Exactly retype the lines from the top of the data through the line containing "const firstDay = -1;", leaving out every picture.

======== Source excerpt ========

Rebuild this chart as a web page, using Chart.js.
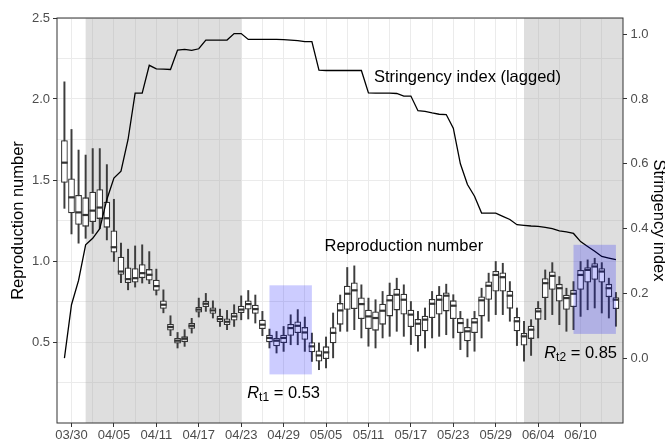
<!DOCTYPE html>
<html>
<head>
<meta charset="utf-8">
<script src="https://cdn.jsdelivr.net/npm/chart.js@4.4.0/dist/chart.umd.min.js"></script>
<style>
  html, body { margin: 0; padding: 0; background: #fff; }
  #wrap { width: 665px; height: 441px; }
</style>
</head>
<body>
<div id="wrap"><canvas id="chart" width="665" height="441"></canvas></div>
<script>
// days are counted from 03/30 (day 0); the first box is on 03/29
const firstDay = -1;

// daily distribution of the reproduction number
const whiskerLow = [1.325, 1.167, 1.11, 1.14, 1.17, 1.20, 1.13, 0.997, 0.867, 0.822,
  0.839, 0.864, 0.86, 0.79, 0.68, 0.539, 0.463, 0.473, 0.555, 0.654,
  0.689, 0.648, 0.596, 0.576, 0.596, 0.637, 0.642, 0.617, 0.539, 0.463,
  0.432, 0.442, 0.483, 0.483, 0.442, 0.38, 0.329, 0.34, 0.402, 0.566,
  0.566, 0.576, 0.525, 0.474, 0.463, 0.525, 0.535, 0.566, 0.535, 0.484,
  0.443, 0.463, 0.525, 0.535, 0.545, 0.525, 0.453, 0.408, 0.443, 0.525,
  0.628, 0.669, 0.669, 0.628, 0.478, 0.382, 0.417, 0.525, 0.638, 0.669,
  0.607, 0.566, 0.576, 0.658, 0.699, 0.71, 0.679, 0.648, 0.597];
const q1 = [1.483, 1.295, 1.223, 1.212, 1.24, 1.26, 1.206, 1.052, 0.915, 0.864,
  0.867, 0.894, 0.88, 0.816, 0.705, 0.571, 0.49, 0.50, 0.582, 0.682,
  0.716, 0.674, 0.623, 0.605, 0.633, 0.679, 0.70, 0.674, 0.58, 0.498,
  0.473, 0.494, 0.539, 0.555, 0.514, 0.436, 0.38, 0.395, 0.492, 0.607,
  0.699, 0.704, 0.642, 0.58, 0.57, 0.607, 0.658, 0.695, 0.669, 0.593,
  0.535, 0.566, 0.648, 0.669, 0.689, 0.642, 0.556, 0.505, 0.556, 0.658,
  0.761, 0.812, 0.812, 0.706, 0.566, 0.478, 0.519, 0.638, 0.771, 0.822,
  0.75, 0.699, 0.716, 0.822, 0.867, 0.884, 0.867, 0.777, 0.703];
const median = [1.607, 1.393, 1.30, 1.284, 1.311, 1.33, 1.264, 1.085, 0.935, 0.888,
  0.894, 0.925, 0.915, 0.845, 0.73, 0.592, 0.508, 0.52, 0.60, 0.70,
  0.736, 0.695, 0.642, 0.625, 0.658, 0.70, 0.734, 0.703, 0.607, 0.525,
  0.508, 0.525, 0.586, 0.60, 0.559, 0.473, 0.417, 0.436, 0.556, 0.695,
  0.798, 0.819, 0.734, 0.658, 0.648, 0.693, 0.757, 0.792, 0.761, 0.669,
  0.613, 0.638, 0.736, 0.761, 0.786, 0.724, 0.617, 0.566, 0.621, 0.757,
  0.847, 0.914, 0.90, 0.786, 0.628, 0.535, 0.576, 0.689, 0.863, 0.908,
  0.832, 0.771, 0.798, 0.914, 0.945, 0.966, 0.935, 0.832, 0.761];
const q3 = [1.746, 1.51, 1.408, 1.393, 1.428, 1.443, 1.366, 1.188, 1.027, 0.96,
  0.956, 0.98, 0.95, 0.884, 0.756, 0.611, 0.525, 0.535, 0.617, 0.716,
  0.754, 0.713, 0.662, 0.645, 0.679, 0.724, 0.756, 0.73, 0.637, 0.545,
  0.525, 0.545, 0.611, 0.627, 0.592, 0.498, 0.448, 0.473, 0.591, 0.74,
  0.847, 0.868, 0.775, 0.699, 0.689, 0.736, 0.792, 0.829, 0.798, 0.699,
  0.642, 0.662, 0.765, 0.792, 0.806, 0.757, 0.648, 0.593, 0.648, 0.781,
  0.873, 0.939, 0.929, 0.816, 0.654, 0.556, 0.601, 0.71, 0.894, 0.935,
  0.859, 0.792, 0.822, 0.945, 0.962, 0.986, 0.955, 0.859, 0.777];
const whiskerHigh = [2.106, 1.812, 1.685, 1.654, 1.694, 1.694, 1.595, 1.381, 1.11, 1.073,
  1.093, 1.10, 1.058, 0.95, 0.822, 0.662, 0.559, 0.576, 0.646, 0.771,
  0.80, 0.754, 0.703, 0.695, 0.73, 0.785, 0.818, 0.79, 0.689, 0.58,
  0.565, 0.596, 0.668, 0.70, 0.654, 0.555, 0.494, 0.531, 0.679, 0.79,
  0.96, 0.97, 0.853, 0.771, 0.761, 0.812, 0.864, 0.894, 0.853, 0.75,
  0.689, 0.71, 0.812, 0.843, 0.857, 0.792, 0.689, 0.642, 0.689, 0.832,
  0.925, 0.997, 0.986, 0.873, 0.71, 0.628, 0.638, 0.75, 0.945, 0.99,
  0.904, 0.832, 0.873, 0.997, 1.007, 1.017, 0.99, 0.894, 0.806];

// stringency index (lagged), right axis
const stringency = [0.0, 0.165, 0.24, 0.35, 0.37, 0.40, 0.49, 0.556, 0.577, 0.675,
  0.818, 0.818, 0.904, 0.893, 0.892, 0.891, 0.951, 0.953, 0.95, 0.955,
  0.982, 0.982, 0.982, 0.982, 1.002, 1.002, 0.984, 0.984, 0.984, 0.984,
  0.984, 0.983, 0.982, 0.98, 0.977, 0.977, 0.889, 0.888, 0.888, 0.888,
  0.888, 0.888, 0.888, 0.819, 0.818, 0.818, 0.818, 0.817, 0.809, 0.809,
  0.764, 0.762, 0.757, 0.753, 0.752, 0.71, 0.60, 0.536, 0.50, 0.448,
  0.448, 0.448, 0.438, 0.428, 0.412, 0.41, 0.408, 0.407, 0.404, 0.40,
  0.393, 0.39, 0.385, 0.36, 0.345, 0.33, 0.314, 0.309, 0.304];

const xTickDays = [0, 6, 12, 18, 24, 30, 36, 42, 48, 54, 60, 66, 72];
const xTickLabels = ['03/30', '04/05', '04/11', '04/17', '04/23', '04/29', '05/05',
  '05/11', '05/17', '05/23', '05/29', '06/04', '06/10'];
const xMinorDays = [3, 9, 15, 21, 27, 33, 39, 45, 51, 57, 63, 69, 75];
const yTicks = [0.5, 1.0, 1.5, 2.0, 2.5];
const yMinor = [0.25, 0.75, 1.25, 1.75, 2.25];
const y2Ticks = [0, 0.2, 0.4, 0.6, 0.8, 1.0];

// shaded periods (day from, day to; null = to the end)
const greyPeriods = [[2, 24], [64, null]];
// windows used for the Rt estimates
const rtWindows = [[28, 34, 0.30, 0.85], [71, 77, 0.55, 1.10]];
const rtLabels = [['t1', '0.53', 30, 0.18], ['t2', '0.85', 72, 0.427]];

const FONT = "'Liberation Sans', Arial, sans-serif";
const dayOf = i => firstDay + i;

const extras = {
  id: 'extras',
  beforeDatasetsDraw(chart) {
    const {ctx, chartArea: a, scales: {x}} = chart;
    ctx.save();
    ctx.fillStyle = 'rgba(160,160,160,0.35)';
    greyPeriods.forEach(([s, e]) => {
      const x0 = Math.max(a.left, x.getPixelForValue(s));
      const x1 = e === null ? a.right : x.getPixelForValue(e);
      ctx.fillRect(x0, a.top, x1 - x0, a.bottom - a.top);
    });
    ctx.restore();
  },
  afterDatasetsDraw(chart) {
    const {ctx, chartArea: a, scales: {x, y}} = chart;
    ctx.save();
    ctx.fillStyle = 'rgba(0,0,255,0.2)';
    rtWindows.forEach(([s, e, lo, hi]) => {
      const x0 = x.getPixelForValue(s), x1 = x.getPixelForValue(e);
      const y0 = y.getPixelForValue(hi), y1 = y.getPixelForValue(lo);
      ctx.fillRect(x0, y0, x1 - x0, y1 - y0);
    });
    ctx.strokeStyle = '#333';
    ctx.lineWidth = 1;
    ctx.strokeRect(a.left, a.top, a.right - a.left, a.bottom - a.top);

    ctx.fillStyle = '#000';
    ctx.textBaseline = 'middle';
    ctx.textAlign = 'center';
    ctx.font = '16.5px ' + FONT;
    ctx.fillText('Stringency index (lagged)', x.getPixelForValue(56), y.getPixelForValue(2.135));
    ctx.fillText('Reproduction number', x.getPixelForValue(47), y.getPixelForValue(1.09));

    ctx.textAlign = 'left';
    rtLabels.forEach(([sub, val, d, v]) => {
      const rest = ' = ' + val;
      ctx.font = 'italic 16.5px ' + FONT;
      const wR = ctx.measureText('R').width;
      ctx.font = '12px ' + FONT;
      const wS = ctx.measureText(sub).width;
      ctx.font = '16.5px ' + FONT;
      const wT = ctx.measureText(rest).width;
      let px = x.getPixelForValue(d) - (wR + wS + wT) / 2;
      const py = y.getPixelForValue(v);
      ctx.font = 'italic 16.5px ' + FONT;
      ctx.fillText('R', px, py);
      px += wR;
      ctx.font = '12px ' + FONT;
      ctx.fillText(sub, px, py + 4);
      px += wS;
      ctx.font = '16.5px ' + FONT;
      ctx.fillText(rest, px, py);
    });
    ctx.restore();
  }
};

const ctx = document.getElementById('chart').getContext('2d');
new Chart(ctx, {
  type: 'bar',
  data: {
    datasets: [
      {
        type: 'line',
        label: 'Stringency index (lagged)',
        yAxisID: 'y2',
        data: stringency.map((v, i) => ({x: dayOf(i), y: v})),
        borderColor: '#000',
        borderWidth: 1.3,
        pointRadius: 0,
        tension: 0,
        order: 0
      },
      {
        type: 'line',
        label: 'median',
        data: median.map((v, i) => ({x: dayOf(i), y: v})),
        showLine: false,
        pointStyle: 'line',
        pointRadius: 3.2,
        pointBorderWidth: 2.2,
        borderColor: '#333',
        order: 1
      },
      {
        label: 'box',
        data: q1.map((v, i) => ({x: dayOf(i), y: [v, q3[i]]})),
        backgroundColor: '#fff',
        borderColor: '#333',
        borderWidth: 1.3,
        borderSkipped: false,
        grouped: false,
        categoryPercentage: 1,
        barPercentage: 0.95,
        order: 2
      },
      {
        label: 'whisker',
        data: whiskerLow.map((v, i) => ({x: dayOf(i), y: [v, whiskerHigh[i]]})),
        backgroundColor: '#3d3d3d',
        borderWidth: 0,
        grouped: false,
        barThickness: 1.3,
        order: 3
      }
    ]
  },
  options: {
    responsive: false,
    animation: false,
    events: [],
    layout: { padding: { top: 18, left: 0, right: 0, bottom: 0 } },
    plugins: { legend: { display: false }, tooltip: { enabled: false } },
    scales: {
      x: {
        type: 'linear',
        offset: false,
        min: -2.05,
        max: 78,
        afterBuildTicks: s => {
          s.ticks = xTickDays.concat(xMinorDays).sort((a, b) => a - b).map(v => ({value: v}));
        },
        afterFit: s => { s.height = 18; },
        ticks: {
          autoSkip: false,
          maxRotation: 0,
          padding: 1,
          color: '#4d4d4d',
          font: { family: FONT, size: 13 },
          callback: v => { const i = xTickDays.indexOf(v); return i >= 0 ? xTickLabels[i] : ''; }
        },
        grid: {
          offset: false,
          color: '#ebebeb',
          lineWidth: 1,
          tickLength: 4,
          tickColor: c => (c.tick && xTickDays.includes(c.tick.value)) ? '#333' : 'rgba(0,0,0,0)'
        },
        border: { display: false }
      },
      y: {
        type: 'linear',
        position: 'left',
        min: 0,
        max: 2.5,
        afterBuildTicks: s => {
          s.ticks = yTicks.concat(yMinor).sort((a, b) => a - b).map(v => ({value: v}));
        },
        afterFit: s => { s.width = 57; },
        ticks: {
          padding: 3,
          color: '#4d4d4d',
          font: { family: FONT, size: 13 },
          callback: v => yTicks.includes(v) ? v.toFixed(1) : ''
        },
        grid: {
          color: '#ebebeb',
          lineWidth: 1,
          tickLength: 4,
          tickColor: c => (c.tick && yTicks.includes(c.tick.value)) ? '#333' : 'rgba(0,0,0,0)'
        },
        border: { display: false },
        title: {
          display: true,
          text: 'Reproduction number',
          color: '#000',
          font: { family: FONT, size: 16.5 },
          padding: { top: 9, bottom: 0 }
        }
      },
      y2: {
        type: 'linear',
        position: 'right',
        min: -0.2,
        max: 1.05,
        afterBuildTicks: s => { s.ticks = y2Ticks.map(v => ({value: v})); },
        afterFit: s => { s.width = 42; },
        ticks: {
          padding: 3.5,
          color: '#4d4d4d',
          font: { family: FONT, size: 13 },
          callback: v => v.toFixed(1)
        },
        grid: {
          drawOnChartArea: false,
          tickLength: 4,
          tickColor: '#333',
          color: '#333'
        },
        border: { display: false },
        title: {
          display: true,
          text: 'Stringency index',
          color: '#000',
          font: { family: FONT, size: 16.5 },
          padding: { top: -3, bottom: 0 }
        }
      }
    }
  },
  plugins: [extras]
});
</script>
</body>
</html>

========

= Written solution =
Rebuild this chart as a web page, using Chart.js.
<!DOCTYPE html>
<html>
<head>
<meta charset="utf-8">
<script src="https://cdn.jsdelivr.net/npm/chart.js@4.4.0/dist/chart.umd.min.js"></script>
<style>
  html, body { margin: 0; padding: 0; background: #fff; }
  #wrap { width: 665px; height: 441px; }
</style>
</head>
<body>
<div id="wrap"><canvas id="chart" width="665" height="441"></canvas></div>
<script>
// days are counted from 03/30 (day 0); the first box is on 03/29
const firstDay = -1;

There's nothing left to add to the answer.